The U.S. Army Corps of Engineers announced this week they will rebuild the Bird’s Point Levee, but only to a height of 51 feet, 11 feet below its original height.
The announcement was met with harsh criticism from farmers, politicians and the Missouri Farm Bureau, who support restoring the levee to a height of 62 feet. That’s where the levee stood before the Corps blasted three holes in the structure in May to relieve flooding in nearby Cairo, Ill.
As a result, 130,000 acres of prime Missouri farmland were flooded, along with about 90 homes, forcing about 200 people to evacuate. It was estimated that the Birds Point levee breach caused a $65 million loss to the agricultural economy in the area due to flooding.
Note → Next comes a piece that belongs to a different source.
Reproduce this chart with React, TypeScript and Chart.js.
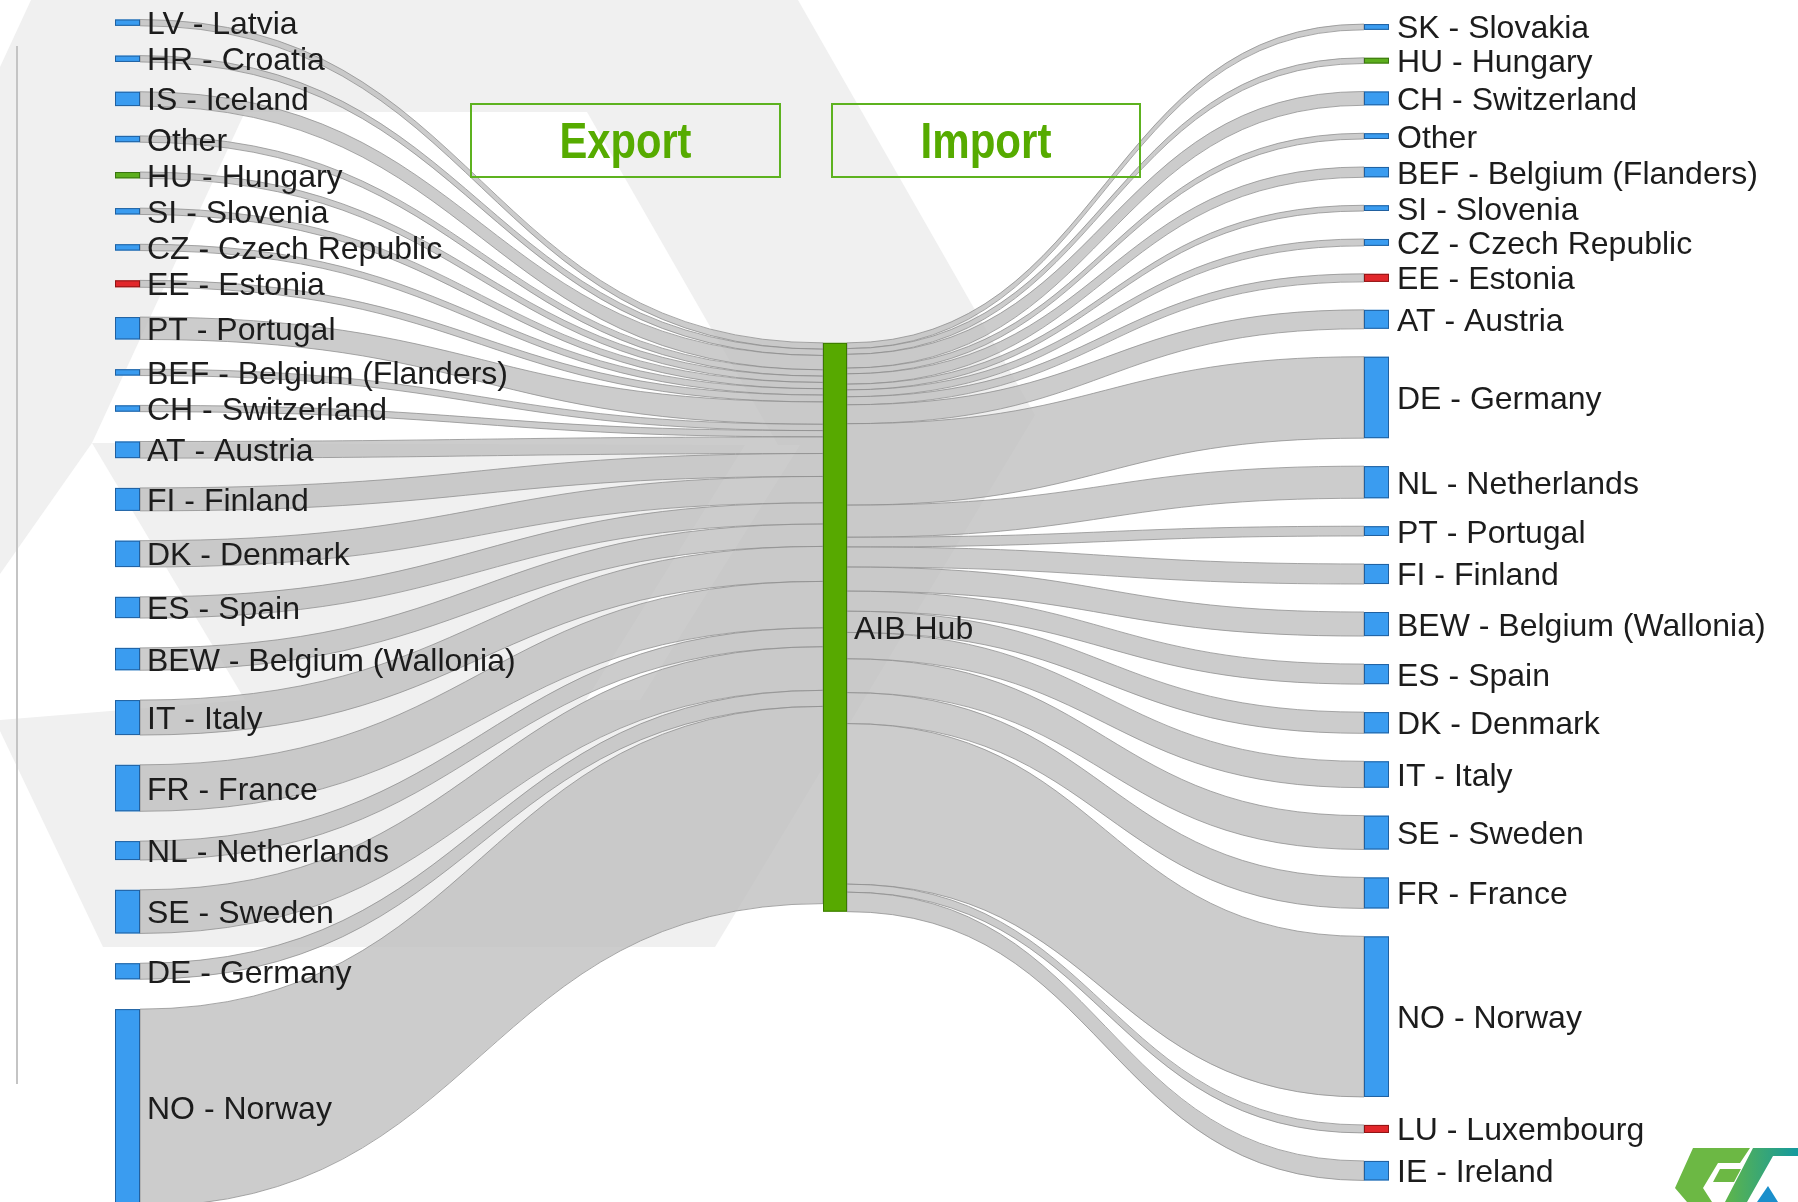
import React, { useEffect, useRef } from "react";
import { Chart, registerables } from "chart.js";

Chart.register(...registerables);

// ---------- data ----------
const exportLabels = [
  "LV - Latvia", "HR - Croatia", "IS - Iceland", "Other", "HU - Hungary", "SI - Slovenia",
  "CZ - Czech Republic", "EE - Estonia", "PT - Portugal", "BEF - Belgium (Flanders)",
  "CH - Switzerland", "AT - Austria", "FI - Finland", "DK - Denmark", "ES - Spain",
  "BEW - Belgium (Wallonia)", "IT - Italy", "FR - France", "NL - Netherlands", "SE - Sweden",
  "DE - Germany", "NO - Norway",
];
const exportValues = [
  5.5, 5.5, 12.5, 5.5, 5.5, 5.5, 5.5, 6, 19.5, 5.5, 5.5, 14.5, 20, 23, 18.5, 19.5, 30.5, 40.5,
  16.5, 38, 14, 172,
];

const importLabels = [
  "SK - Slovakia", "HU - Hungary", "CH - Switzerland", "Other", "BEF - Belgium (Flanders)",
  "SI - Slovenia", "CZ - Czech Republic", "EE - Estonia", "AT - Austria", "DE - Germany",
  "NL - Netherlands", "PT - Portugal", "FI - Finland", "BEW - Belgium (Wallonia)", "ES - Spain",
  "DK - Denmark", "IT - Italy", "SE - Sweden", "FR - France", "NO - Norway", "LU - Luxembourg",
  "IE - Ireland",
];
const importValues = [
  5, 5, 12, 5, 9, 5, 6, 7, 16.5, 71, 28, 8.5, 17.5, 21, 17.5, 18.5, 23, 29.5, 27, 140, 7, 17,
];

const hubLabel = "AIB Hub";
const panelTitles = ["Export", "Import"];

// ---------- layout / style ----------
const CANVAS_W = 1798;
const CANVAS_H = 1202;
const Y_MAX = 1048.2; // value units spanned by the canvas height
const NODE_W = 25;
const LEFT_X = 115;
const HUB_X = 823;
const RIGHT_X = 1364;
const LEFT_TOP = 17;
const LEFT_GAP = 26;
const RIGHT_TOP = 21;
const RIGHT_GAP = 24.4;
const HUB_TOP = 299;
const FONT = '"Liberation Sans", Arial, sans-serif';

const sum = (a: number[]) => a.reduce((s, v) => s + v, 0);

function stack(values: number[], top: number, gap: number) {
  const out: { y0: number; y1: number }[] = [];
  let y = top;
  for (const v of values) {
    out.push({ y0: y, y1: y + v });
    y += v + gap;
  }
  return out;
}

function nodeStyle(label: string): [string, string] {
  const code = label.split(" - ")[0];
  if (code === "EE" || code === "LU") return ["#e2272b", "#8e1616"];
  if (code === "HU") return ["#5cae1d", "#3a7410"];
  return ["#3a9cf0", "#21609f"];
}

function poly(ctx: CanvasRenderingContext2D, pts: number[][], fill: string | CanvasGradient) {
  ctx.beginPath();
  pts.forEach(([x, y], i) => (i ? ctx.lineTo(x, y) : ctx.moveTo(x, y)));
  ctx.closePath();
  ctx.fillStyle = fill;
  ctx.fill();
}

const sankeyPlugin = {
  id: "sankeyDraw",
  beforeDatasetsDraw(chart: any) {
    const ctx: CanvasRenderingContext2D = chart.ctx;
    const xs = chart.scales.x;
    const ys = chart.scales.y;
    const px = (v: number) => xs.getPixelForValue(v);
    const py = (v: number) => ys.getPixelForValue(v);

    ctx.save();
    // background watermark
    ctx.fillStyle = "#ffffff";
    ctx.fillRect(0, 0, CANVAS_W, CANVAS_H);
    poly(ctx, [[31, 0], [798, 0], [1035, 415], [715, 947], [103, 947], [0, 731], [0, 67]], "#f0f0f0");
    poly(ctx, [[245, 112], [587, 112], [778, 445], [92, 443]], "#ffffff");
    poly(ctx, [[92, 443], [245, 700], [0, 720], [0, 574]], "#ffffff");
    poly(ctx, [[745, 445], [800, 445], [640, 700], [586, 700]], "#ffffff");

    // thin vertical rule
    ctx.fillStyle = "#c4c4c4";
    ctx.fillRect(16, 46, 2, 1038);

    const left = stack(exportValues, LEFT_TOP, LEFT_GAP);
    const right = stack(importValues, RIGHT_TOP, RIGHT_GAP);
    const hubH = Math.max(sum(exportValues), sum(importValues));

    const link = (x0: number, a0: number, a1: number, x1: number, b0: number, b1: number) => {
      const xm = (x0 + x1) / 2;
      ctx.beginPath();
      ctx.moveTo(x0, a0);
      ctx.bezierCurveTo(xm, a0, xm, b0, x1, b0);
      ctx.lineTo(x1, b1);
      ctx.bezierCurveTo(xm, b1, xm, a1, x0, a1);
      ctx.closePath();
      ctx.fill();
      ctx.stroke();
    };

    ctx.fillStyle = "rgba(190,190,190,0.78)";
    ctx.strokeStyle = "rgba(140,140,140,0.75)";
    ctx.lineWidth = 1;
    // export links: country -> hub
    let acc = HUB_TOP;
    exportValues.forEach((v, i) => {
      link(px(LEFT_X + NODE_W), py(left[i].y0), py(left[i].y1), px(HUB_X), py(acc), py(acc + v));
      acc += v;
    });
    // import links: hub -> country
    acc = HUB_TOP;
    importValues.forEach((v, i) => {
      link(px(HUB_X + 24), py(acc), py(acc + v), px(RIGHT_X), py(right[i].y0), py(right[i].y1));
      acc += v;
    });

    // nodes
    const node = (x: number, y0: number, y1: number, w: number, fill: string, stroke: string) => {
      const X0 = px(x);
      const Y0 = py(y0);
      const h = Math.max(py(y1) - Y0, 4);
      ctx.fillStyle = fill;
      ctx.fillRect(X0, Y0, px(x + w) - X0, h);
      ctx.strokeStyle = stroke;
      ctx.lineWidth = 1;
      ctx.strokeRect(X0 + 0.5, Y0 + 0.5, px(x + w) - X0 - 1, h - 1);
    };
    exportLabels.forEach((l, i) => {
      const [f, s] = nodeStyle(l);
      node(LEFT_X, left[i].y0, left[i].y1, NODE_W, f, s);
    });
    importLabels.forEach((l, i) => {
      const [f, s] = nodeStyle(l);
      node(RIGHT_X, right[i].y0, right[i].y1, NODE_W, f, s);
    });
    node(HUB_X, HUB_TOP, HUB_TOP + hubH, 24, "#57a900", "#3b7800");

    // labels
    ctx.font = `32px ${FONT}`;
    ctx.fillStyle = "#1c1c1c";
    ctx.textBaseline = "alphabetic";
    ctx.textAlign = "left";
    const capHalf = 11.5;
    exportLabels.forEach((l, i) => {
      ctx.fillText(l, px(LEFT_X + NODE_W + 7), py((left[i].y0 + left[i].y1) / 2) + capHalf);
    });
    importLabels.forEach((l, i) => {
      ctx.fillText(l, px(RIGHT_X + NODE_W + 8), py((right[i].y0 + right[i].y1) / 2) + capHalf);
    });
    ctx.fillText(hubLabel, px(HUB_X + 24 + 7), py(HUB_TOP + hubH / 2) + capHalf);

    // Export / Import boxes
    const boxes = [
      { x0: 471, x1: 780, w: 132 },
      { x0: 832, x1: 1140, w: 131 },
    ];
    boxes.forEach((b, i) => {
      ctx.strokeStyle = "#5db21f";
      ctx.lineWidth = 2;
      ctx.strokeRect(b.x0, 104, b.x1 - b.x0, 73);
      ctx.font = `bold 50px "Liberation Sans Narrow", ${FONT}`;
      ctx.fillStyle = "#56ab00";
      ctx.textAlign = "center";
      ctx.fillText(panelTitles[i], (b.x0 + b.x1) / 2, 158, b.w);
    });

    // logo (bottom right)
    poly(ctx, [[1693, 1148], [1750, 1148], [1740, 1163], [1718, 1163], [1703, 1188], [1712, 1202], [1687, 1202], [1675, 1188]], "#6cb844");
    poly(ctx, [[1720, 1169], [1741, 1169], [1734, 1182], [1713, 1182]], "#6cb844");
    const g = ctx.createLinearGradient(1725, 0, 1798, 0);
    g.addColorStop(0, "#5fb54a");
    g.addColorStop(1, "#14999e");
    poly(ctx, [[1753, 1148], [1798, 1148], [1798, 1156], [1773, 1156], [1747, 1202], [1725, 1202]], g);
    poly(ctx, [[1768, 1186], [1778, 1202], [1757, 1202]], "#1a8fcb");
    ctx.restore();
  },
};

export default function App() {
  const ref = useRef<HTMLCanvasElement>(null);
  useEffect(() => {
    const canvas = ref.current!;
    const chart = new Chart(canvas, {
      type: "scatter",
      data: { datasets: [{ data: [], pointRadius: 0 }] },
      options: {
        animation: false,
        responsive: false,
        maintainAspectRatio: false,
        events: [],
        layout: { padding: 0 },
        plugins: { legend: { display: false }, tooltip: { enabled: false } },
        scales: {
          x: { type: "linear", min: 0, max: CANVAS_W, display: false },
          y: { type: "linear", min: 0, max: Y_MAX, reverse: true, display: false },
        },
      },
      plugins: [sankeyPlugin],
    });
    return () => chart.destroy();
  }, []);
  return (
    <div style={{ position: "absolute", left: 0, top: 0, width: CANVAS_W, height: CANVAS_H, background: "#fff" }}>
      <canvas ref={ref} width={CANVAS_W} height={CANVAS_H} style={{ display: "block" }} />
    </div>
  );
}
Missouri Farm Bureau president and no-tiller farmer Blake Hurst said in a statement that the Corps’ decision to rebuild the levee to 51 feet “will, in effect, end farming on 130,000 acres of the most productive farmland in the world. Their decision is impossible to understand and will devastate hundreds of hard working farm families. The Corps must rebuild the levees to 62 feet.”
For their part, the Corp of Engineers indicate they will spend $15 million to rebuild the levee to 51 feet, and an additional $20 million will be needed to fully established the levee at 62 feet. If Congress doesn’t appropriate the additional $20 million the levees won’t be able to be rebuilt to the original height. Officials say the Corps will see budget cuts next year, and for fiscal year 2012 the Memphis District has a $56 million budget, which is down from the previous year’s $87 million.
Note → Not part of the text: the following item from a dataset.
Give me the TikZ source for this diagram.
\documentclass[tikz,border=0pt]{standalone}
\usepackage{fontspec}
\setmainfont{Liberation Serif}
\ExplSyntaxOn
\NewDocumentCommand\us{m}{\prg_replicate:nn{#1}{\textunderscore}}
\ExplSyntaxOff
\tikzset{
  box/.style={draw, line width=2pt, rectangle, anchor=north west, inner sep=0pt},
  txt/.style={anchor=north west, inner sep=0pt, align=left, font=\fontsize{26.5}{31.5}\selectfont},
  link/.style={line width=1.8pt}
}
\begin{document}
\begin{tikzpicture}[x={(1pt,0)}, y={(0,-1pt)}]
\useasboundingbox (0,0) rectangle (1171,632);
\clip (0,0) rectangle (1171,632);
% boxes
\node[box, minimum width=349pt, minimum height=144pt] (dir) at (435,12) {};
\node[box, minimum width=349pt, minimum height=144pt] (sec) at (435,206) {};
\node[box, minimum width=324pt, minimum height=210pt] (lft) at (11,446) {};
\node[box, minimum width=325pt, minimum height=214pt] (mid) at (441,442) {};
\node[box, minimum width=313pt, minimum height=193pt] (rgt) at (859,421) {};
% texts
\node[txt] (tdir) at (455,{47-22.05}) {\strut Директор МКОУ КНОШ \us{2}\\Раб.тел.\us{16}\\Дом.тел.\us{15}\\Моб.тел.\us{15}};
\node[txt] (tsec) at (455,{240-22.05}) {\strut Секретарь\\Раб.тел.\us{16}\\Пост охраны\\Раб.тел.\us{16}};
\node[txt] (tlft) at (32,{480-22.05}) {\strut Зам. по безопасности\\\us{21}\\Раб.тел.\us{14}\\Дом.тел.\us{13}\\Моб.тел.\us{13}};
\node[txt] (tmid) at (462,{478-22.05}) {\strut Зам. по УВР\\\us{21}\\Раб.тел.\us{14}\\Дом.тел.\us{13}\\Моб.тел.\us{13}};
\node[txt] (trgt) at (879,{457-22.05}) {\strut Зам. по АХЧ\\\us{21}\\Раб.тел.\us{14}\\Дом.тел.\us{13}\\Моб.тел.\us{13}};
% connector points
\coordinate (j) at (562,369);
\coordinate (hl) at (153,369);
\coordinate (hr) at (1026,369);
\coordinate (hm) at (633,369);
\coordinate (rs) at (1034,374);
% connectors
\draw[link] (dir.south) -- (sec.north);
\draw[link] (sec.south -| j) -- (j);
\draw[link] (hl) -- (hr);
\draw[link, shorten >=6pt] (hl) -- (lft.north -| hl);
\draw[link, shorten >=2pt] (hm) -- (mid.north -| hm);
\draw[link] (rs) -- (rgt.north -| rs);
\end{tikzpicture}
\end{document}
At a meeting Monday night of the Mississippi River Commission’s annual low-water inspection trip, speakers criticized corps officials for “a shoddy performance,” having a “policy of inaction” and of “playing politics.” More than two dozen people addressed the commission in a room of about 200 aboard the Motor Vessel Mississippi, the Corps’ Memphis District diesel-powered boat that hauled the explosives to Bird’s Point in May.
Much of the criticism was directed at Maj. Gen. Michael Walsh, president of the commission and commander of the Corps’ Mississippi Valley Division. Walsh gave the order to activate the floodway last spring.
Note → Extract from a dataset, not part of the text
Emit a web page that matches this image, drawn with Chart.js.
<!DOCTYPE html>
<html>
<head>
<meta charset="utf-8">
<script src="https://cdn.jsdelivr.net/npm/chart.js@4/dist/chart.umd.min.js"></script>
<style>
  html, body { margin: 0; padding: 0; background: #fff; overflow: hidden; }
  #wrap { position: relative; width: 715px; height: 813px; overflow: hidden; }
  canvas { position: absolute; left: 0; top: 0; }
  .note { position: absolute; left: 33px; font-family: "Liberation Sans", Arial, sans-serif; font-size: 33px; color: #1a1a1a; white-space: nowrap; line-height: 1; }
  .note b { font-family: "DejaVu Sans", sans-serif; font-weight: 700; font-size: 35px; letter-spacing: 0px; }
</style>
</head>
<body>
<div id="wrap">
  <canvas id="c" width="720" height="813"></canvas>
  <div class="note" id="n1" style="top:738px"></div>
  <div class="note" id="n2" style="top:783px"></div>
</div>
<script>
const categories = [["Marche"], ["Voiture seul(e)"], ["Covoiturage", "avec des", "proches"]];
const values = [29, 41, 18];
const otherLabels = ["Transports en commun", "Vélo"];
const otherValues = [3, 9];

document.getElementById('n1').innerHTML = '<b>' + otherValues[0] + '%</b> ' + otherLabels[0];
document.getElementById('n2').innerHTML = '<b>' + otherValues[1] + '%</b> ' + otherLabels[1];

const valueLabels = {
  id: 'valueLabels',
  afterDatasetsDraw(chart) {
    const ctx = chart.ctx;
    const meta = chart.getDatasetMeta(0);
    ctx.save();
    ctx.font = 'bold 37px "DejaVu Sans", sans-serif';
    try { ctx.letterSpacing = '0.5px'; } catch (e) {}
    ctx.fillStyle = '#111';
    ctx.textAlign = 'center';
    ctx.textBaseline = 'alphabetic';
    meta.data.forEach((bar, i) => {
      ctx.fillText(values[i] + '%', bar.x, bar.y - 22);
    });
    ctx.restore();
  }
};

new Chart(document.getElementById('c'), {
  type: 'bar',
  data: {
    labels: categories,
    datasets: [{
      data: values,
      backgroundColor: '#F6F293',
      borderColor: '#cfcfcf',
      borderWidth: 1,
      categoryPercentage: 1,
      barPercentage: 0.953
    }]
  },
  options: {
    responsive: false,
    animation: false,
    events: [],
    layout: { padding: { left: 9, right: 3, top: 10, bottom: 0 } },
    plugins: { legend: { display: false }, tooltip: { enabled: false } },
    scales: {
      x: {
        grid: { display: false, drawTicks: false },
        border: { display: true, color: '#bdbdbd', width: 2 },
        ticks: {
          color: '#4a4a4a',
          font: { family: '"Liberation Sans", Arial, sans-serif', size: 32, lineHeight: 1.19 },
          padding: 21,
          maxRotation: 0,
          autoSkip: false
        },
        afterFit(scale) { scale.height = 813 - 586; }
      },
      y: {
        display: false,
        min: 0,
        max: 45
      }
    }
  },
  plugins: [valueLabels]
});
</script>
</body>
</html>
Many speakers questioned the wisdom of blowing holes in the levee to relieve flooding in Cairo, Il., Hickman, Ky., and Cape Girardeau, Mo., while others focused on the Corps’ decision to rebuild the levee to 51 feet on the Cairo gauge, rather than the previous 62 feet.
Speaking in favor of rebuilding the levee to its pre-blast height was U.S. Congresswoman Jo Ann Emerson, a Cape Girardeau Republican. She said she cannot understand “even a moment’s delay in setting right the lives which have been overturned. The people of this region ask for nothing more than the opportunity to work their land.”
Area farmers note that without sufficient flood protection, insurance is nearly impossible to obtain, and it is estimated that without a 62-foot levee crops have a 50 – 50 chance of being destroyed by flooding. Records show the Mississippi River has risen above 51 feet at the Cairo gauge 12 times in the last 20 years.
Missouri Senator Roy Blunt and Governor Jay Nixon both support rebuilding the Bird’s Point Levee to its original height.